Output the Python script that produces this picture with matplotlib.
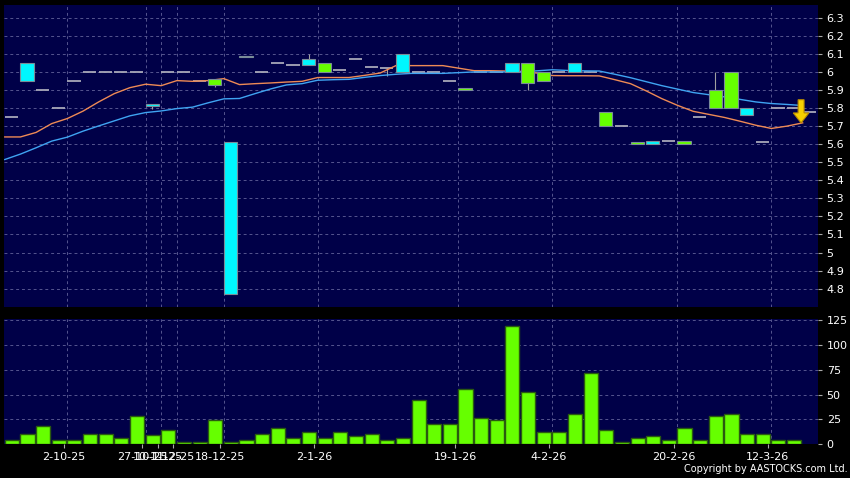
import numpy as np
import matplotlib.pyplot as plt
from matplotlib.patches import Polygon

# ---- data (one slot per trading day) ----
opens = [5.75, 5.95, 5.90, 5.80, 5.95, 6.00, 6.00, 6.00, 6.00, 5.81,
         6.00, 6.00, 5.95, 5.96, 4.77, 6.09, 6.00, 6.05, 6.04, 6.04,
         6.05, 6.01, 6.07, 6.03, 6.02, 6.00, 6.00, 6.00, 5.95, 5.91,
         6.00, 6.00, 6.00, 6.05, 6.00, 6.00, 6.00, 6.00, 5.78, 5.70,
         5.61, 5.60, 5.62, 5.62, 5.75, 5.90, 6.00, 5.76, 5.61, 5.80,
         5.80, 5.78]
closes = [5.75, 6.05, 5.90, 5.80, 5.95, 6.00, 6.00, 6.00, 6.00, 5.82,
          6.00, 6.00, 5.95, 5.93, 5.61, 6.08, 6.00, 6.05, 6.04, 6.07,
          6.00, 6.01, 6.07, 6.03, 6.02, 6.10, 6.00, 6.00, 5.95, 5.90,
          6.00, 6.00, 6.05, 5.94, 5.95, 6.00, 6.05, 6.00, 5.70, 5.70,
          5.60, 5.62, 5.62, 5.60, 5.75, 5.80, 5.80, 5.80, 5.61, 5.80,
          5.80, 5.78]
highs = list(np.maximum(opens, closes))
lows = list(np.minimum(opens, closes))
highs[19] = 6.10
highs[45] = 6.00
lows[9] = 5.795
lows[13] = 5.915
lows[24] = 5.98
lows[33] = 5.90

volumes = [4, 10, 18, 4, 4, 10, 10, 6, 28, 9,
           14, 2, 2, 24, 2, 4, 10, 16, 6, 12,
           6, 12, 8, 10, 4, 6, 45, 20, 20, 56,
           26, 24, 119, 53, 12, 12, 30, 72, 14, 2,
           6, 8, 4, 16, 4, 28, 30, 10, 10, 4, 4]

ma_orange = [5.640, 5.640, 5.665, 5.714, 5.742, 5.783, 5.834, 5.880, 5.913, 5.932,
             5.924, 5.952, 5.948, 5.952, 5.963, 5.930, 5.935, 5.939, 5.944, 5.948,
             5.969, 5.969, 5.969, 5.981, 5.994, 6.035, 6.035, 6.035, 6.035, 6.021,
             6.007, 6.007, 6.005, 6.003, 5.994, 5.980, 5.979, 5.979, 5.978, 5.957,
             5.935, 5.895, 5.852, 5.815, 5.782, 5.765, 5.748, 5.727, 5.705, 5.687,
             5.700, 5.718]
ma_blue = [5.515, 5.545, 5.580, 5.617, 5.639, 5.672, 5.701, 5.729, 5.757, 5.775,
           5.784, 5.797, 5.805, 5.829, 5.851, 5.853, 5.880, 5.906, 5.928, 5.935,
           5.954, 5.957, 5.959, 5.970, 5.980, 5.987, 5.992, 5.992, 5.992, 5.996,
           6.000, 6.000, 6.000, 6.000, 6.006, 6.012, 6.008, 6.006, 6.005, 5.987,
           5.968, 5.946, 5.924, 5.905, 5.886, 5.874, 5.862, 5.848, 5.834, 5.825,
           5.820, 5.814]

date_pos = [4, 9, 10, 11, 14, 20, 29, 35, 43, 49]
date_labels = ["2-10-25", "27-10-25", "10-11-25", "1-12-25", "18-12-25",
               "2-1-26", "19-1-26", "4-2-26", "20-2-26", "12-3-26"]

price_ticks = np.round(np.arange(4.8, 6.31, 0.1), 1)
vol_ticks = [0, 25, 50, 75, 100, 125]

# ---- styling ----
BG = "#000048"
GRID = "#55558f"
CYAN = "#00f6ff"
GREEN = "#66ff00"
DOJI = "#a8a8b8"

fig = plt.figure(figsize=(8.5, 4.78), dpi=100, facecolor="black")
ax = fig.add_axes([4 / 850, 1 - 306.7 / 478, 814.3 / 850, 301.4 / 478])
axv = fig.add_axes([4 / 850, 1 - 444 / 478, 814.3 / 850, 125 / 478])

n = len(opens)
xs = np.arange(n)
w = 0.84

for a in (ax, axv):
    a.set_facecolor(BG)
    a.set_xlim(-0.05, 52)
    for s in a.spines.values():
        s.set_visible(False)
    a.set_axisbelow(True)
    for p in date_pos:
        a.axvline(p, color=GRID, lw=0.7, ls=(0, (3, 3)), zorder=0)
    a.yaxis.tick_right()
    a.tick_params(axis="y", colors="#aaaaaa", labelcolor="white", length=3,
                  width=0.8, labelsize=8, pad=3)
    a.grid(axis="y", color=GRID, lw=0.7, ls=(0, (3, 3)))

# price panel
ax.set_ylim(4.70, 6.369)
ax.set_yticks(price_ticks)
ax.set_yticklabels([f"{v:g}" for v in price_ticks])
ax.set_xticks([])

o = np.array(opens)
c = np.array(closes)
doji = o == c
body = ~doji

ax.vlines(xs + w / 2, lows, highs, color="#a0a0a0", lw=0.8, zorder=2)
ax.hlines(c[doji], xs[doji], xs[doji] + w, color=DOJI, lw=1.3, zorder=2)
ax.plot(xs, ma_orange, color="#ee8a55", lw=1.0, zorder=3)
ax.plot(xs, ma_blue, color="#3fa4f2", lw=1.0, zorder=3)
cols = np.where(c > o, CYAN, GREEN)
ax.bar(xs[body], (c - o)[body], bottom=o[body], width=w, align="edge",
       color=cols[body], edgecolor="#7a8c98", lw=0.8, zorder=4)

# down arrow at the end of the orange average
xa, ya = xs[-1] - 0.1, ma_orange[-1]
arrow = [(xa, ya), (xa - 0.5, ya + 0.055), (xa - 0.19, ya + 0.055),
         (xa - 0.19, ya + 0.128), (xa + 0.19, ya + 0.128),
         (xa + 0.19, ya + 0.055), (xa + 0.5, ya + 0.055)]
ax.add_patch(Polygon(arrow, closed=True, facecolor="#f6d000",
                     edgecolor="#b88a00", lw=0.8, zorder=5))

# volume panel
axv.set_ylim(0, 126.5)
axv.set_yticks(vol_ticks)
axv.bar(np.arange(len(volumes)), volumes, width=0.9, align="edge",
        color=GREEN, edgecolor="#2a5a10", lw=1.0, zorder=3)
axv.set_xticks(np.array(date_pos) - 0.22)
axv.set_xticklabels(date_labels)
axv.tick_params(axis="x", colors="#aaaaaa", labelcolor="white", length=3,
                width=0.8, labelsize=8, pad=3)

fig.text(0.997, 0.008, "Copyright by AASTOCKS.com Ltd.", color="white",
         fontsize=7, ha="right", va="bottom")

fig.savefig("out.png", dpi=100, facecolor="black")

---

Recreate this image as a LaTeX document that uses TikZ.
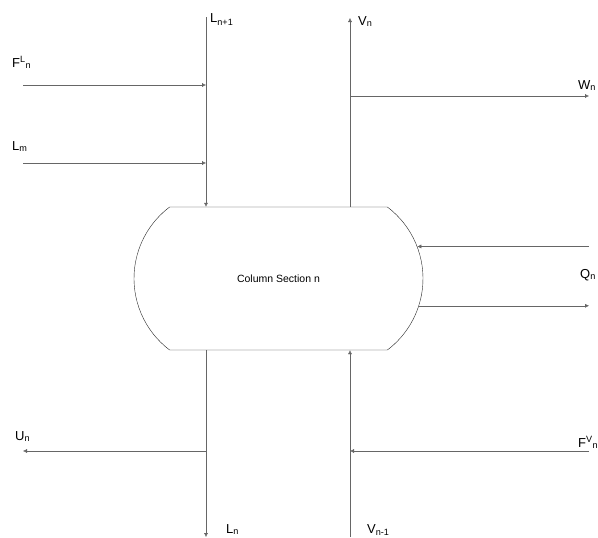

==

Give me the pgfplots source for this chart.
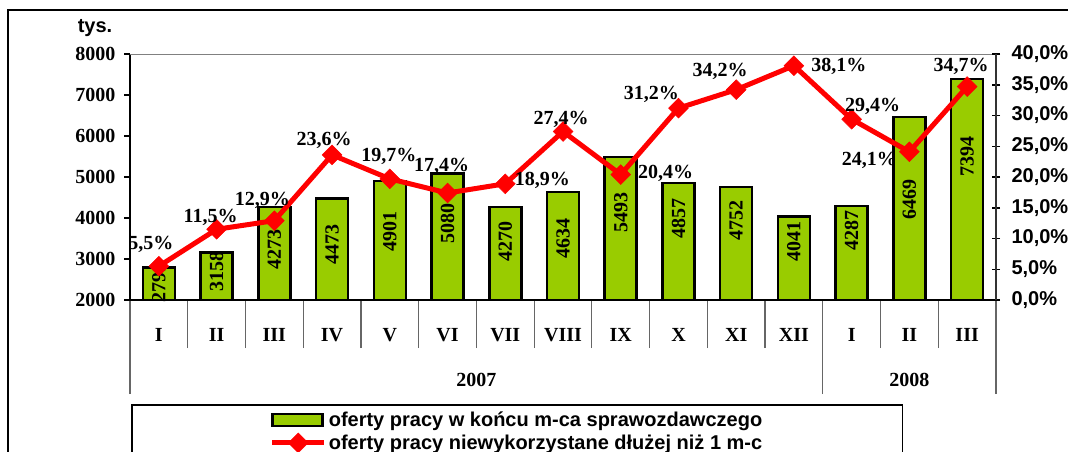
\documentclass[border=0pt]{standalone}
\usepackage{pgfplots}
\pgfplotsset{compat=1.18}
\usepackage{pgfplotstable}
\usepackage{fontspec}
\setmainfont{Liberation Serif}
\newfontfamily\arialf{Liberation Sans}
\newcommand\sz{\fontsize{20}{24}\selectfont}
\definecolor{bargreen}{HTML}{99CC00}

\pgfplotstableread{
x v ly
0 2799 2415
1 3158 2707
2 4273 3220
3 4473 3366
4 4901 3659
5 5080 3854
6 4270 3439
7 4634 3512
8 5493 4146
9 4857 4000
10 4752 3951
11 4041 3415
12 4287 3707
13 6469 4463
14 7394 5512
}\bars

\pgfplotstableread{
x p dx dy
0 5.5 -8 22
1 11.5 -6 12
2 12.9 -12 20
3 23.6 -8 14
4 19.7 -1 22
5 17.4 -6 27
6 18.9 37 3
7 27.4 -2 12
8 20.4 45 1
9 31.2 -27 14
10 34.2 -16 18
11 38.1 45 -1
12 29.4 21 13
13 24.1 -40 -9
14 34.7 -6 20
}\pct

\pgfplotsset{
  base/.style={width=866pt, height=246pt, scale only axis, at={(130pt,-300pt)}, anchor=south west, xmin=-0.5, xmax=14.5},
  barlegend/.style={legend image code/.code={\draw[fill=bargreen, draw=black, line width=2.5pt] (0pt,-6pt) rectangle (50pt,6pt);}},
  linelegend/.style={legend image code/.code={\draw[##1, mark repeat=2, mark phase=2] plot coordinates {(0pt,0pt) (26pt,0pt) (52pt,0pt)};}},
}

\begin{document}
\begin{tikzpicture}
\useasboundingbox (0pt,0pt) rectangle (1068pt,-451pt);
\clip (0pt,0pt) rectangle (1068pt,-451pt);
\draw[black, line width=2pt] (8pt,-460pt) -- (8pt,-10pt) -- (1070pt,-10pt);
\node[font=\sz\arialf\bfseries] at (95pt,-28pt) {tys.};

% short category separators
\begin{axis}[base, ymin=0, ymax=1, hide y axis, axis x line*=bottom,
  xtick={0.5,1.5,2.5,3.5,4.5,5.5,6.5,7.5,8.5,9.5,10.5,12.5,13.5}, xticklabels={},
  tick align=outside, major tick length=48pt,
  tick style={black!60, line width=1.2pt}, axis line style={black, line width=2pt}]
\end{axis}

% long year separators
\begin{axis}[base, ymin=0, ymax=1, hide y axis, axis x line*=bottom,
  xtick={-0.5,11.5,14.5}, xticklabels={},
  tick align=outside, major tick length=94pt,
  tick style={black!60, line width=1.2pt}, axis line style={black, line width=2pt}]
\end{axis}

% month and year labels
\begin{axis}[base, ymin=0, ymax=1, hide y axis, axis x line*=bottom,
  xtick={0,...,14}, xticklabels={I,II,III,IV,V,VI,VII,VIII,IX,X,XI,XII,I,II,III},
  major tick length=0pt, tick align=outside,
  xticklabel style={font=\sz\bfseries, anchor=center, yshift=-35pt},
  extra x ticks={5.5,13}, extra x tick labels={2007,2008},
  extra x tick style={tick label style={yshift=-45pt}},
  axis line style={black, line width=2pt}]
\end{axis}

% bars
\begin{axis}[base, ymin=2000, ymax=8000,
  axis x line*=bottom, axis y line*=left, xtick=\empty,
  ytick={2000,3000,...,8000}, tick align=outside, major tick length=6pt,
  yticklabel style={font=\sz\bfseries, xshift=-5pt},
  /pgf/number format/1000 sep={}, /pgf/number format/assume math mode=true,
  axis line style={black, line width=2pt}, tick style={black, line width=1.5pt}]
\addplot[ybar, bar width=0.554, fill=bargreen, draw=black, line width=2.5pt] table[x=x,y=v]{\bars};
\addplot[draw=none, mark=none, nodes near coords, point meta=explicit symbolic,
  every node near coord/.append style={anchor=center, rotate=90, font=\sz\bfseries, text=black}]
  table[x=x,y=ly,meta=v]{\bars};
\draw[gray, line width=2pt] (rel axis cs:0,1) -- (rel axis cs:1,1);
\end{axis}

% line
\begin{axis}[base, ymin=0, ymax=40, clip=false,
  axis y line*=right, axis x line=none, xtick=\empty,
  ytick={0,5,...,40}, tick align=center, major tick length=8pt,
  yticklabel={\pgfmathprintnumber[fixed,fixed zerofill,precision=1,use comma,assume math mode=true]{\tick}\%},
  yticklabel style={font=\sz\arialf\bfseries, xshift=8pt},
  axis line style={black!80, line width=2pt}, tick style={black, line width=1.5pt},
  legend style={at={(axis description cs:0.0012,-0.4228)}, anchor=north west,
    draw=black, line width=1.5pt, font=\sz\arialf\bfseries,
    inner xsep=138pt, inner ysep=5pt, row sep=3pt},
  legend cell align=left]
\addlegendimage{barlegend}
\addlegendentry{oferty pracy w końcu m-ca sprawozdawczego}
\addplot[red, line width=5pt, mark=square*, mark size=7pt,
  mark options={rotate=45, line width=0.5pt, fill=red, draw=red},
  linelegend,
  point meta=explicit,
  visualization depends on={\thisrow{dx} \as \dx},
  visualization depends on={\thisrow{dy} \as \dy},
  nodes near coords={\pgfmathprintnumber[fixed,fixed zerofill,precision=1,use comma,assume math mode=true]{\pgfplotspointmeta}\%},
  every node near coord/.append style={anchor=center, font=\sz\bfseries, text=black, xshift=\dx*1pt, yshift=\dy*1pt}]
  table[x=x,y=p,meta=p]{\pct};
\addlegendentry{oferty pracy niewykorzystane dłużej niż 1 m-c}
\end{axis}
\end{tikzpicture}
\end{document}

▶ **Task objective**
Only the stretch from the line with "Output the Python" through the line with "lows[33] = 5.90" should be copied, exactly and with both ends. Drop the pictures.

▶ **Task result**
Output the Python script that produces this picture with matplotlib.
import numpy as np
import matplotlib.pyplot as plt
from matplotlib.patches import Polygon

# ---- data (one slot per trading day) ----
opens = [5.75, 5.95, 5.90, 5.80, 5.95, 6.00, 6.00, 6.00, 6.00, 5.81,
         6.00, 6.00, 5.95, 5.96, 4.77, 6.09, 6.00, 6.05, 6.04, 6.04,
         6.05, 6.01, 6.07, 6.03, 6.02, 6.00, 6.00, 6.00, 5.95, 5.91,
         6.00, 6.00, 6.00, 6.05, 6.00, 6.00, 6.00, 6.00, 5.78, 5.70,
         5.61, 5.60, 5.62, 5.62, 5.75, 5.90, 6.00, 5.76, 5.61, 5.80,
         5.80, 5.78]
closes = [5.75, 6.05, 5.90, 5.80, 5.95, 6.00, 6.00, 6.00, 6.00, 5.82,
          6.00, 6.00, 5.95, 5.93, 5.61, 6.08, 6.00, 6.05, 6.04, 6.07,
          6.00, 6.01, 6.07, 6.03, 6.02, 6.10, 6.00, 6.00, 5.95, 5.90,
          6.00, 6.00, 6.05, 5.94, 5.95, 6.00, 6.05, 6.00, 5.70, 5.70,
          5.60, 5.62, 5.62, 5.60, 5.75, 5.80, 5.80, 5.80, 5.61, 5.80,
          5.80, 5.78]
highs = list(np.maximum(opens, closes))
lows = list(np.minimum(opens, closes))
highs[19] = 6.10
highs[45] = 6.00
lows[9] = 5.795
lows[13] = 5.915
lows[24] = 5.98
lows[33] = 5.90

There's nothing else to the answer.